WHERE x in (subquery)
Joins are powerful, but in most analytics queries, you’ll find yourself with an abhorrent number of them. When you’re only using JOINs to filter (and not to surface additional columns), consider using subquery with WHERE.
Example: User’s names who have published a post
SELECT a.name FROM ( SELECT id, name FROM user ) a JOIN ( SELECT DISTINCT user_id FROM post ) b ON a.id=b.user_id
…is made more legible by…
SELECT name FROM user WHERE id IN (SELECT DISTINCT user_id FROM post)
cast(stored_json_text as json)
Postgres 9.5 has the incredibly awesome JSON type, but if you’re running an older version and have been storing your JSON as text and need to query over values, you can use cast to convert the text values into json. You’re asking your database to do a fair amount of work, so limit the number of rows you’re casting.
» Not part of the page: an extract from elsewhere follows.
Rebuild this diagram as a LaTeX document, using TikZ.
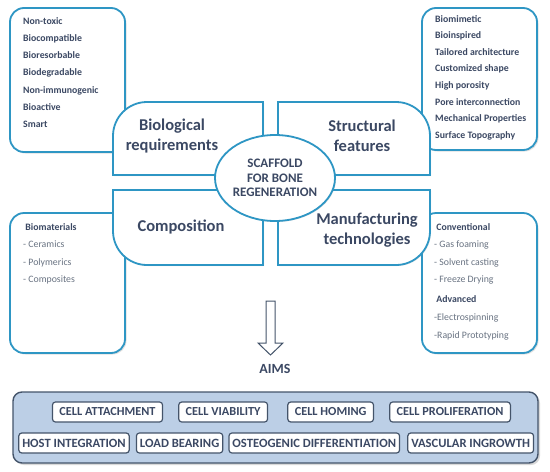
\documentclass[tikz,border=0pt]{standalone}
\usepackage{fontspec}
\setmainfont{Carlito}
\usepackage{tikz}
\usetikzlibrary{positioning, shapes.geometric, shadows}

\definecolor{ringblue}{RGB}{46,150,196}
\definecolor{textdark}{RGB}{59,72,99}
\definecolor{itemgray}{RGB}{105,115,130}
\definecolor{aimsfill}{RGB}{188,207,230}
\definecolor{aimsline}{RGB}{68,84,106}

\begin{document}
\begin{tikzpicture}[
    x=1pt, y=-1pt,
    quad/.style={draw=ringblue, line width=1.8pt, fill=white,
        drop shadow={shadow xshift=1pt, shadow yshift=-1pt, opacity=0.2}},
    listbox/.style={draw=ringblue, line width=1.8pt, fill=white, rounded corners=14pt,
        drop shadow={shadow xshift=1.5pt, shadow yshift=-1.5pt, opacity=0.25}},
    listtext/.style={anchor=north west, align=left, inner sep=0pt, text=textdark,
        font=\fontsize{9.8}{17.3}\selectfont},
    quadlabel/.style={align=center, text=textdark, font=\fontsize{16.5}{20}\selectfont\bfseries},
    aim/.style={draw=aimsline, line width=1.2pt, fill=white, rounded corners=3pt,
        text=textdark, font=\fontsize{12.3}{13}\selectfont\bfseries, minimum height=20pt}
]
    \useasboundingbox (0,0) rectangle (550,472);

    % side lists
    \node[listbox, minimum width=115pt, minimum height=144pt] (biolist) at (67.5,80) {};
    \node[listbox, minimum width=115pt, minimum height=142pt] (structlist) at (479.5,79) {};
    \node[listbox, minimum width=115pt, minimum height=140pt] (complist) at (67.5,283) {};
    \node[listbox, minimum width=115pt, minimum height=140pt] (manuflist) at (479.5,283) {};

    \node[listtext] (biotext) at (23,17) {\bfseries Non-toxic\\\bfseries Biocompatible\\\bfseries Bioresorbable\\\bfseries Biodegradable\\\bfseries Non-immunogenic\\\bfseries Bioactive\\\bfseries Smart};
    \node[listtext, font=\fontsize{9.8}{16.6}\selectfont] (structtext) at (435,15) {\bfseries Biomimetic\\\bfseries Bioinspired\\\bfseries Tailored architecture\\\bfseries Customized shape\\\bfseries High porosity\\\bfseries Pore interconnection\\\bfseries Mechanical Properties\\\bfseries Surface Topography};
    \node[listtext, font=\fontsize{9.8}{17.5}\selectfont] (comptext) at (23,223) {\ \bfseries Biomaterials\\\color{itemgray}- Ceramics\\\color{itemgray}- Polymerics\\\color{itemgray}- Composites};
    \node[listtext, font=\fontsize{9.8}{17.5}\selectfont] (manuftext) at (434,223) {\ \bfseries Conventional\\\color{itemgray}- Gas foaming\\\color{itemgray}- Solvent casting\\\color{itemgray}- Freeze Drying\\[2pt]\ \bfseries Advanced\\[1pt]\color{itemgray}-Electrospinning\\\color{itemgray}-Rapid Prototyping};

    % four quarters round the centre
    \draw[quad] (263,102) -- (263,175) -- (113,175) -- (113,136) .. controls (113,117.2) and (128.2,102) .. (147,102) -- cycle;
    \draw[quad] (278,102) -- (278,175) -- (430,175) -- (430,136) .. controls (430,117.2) and (414.8,102) .. (396,102) -- cycle;
    \draw[quad] (263,190) -- (263,265) -- (147,265) .. controls (128.2,265) and (113,249.8) .. (113,231) -- (113,190) -- cycle;
    \draw[quad] (278,190) -- (278,265) -- (396,265) .. controls (414.8,265) and (430,249.8) .. (430,231) -- (430,190) -- cycle;

    \node[quadlabel] (biolabel) at (172,136) {Biological\\requirements};
    \node[quadlabel] (structlabel) at (362,136) {Structural\\features};
    \node[quadlabel] (complabel) at (181,227) {Composition};
    \node[quadlabel] (manuflabel) at (367,230) {Manufacturing\\technologies};

    \node[ellipse, draw=ringblue, line width=1.8pt, fill=white, minimum width=120pt, minimum height=86pt,
        inner sep=0pt, align=center, text=textdark, font=\fontsize{13}{14.5}\selectfont\bfseries,
        drop shadow={shadow xshift=1pt, shadow yshift=-1pt, opacity=0.2}] (scaffold) at (275,178)
        {SCAFFOLD\\FOR BONE\\REGENERATION};

    % arrow down to the aims
    \draw[draw=aimsline, line width=1pt, fill=white, line join=miter]
        (270.5,301) ++(-4.5,0) -- ++(9,0) -- ++(0,42) -- ++(8,0) -- ++(-12.5,12)
        -- ++(-12.5,-12) -- ++(8,0) -- cycle;
    \node[text=textdark, font=\fontsize{14}{16}\selectfont\bfseries] (aimslabel) at (275,369) {AIMS};

    % aims panel
    \node[draw=aimsline, line width=1.4pt, fill=aimsfill, rounded corners=9pt,
        minimum width=525pt, minimum height=71pt,
        drop shadow={shadow xshift=2pt, shadow yshift=-2pt, opacity=0.3}] (aims) at (275.5,427.5) {};

    \node[aim, inner xsep=7pt] (attach) at (107.5,412) {CELL ATTACHMENT};
    \node[aim, inner xsep=7pt, right=15pt of attach] (viability) {CELL VIABILITY};
    \node[aim, inner xsep=7pt, right=19pt of viability] (homing) {CELL HOMING};
    \node[aim, inner xsep=7pt, right=15pt of homing] (prolif) {CELL PROLIFERATION};

    \node[aim, inner xsep=3.5pt, font=\fontsize{12.6}{13}\selectfont\bfseries] (host) at (74,443) {HOST INTEGRATION};
    \node[aim, inner xsep=3.5pt, font=\fontsize{12.6}{13}\selectfont\bfseries, right=6pt of host] (load) {LOAD BEARING};
    \node[aim, inner xsep=3.5pt, font=\fontsize{12.6}{13}\selectfont\bfseries, right=5pt of load] (osteo) {OSTEOGENIC DIFFERENTIATION};
    \node[aim, inner xsep=3.5pt, font=\fontsize{12.6}{13}\selectfont\bfseries, right=7pt of osteo] (vascular) {VASCULAR INGROWTH};
\end{tikzpicture}
\end{document}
Once casted to json, you can access them normally.
-> accesses the value directly,
->> accesses the value as text.
Example: Posts that were published on 2016-11-26.
SELECT title FROM ( SELECT cast(metadata_text as json) as metadata_json FROM post ) a WHERE metadata_json->>'date' = '2016-11-26'
For event tables (where you’re storing a list of user actions), querying for users who have completed a single action is easy. However, querying for users who have either completed several specific actions or not completed an action is harder.
Combining array aggregates with ALL allows you to test against all values. I’d recommend filtering out early to prevent aggregate arrays from being too large (and thus taking up too much memory).
Example: Users who haven’t paid
SELECT user_id FROM ( SELECT user_id, array_agg(action) as actions FROM track WHERE action not in ('click', 'page') GROUP BY user_id) a WHERE 'paid' != ALL(actions)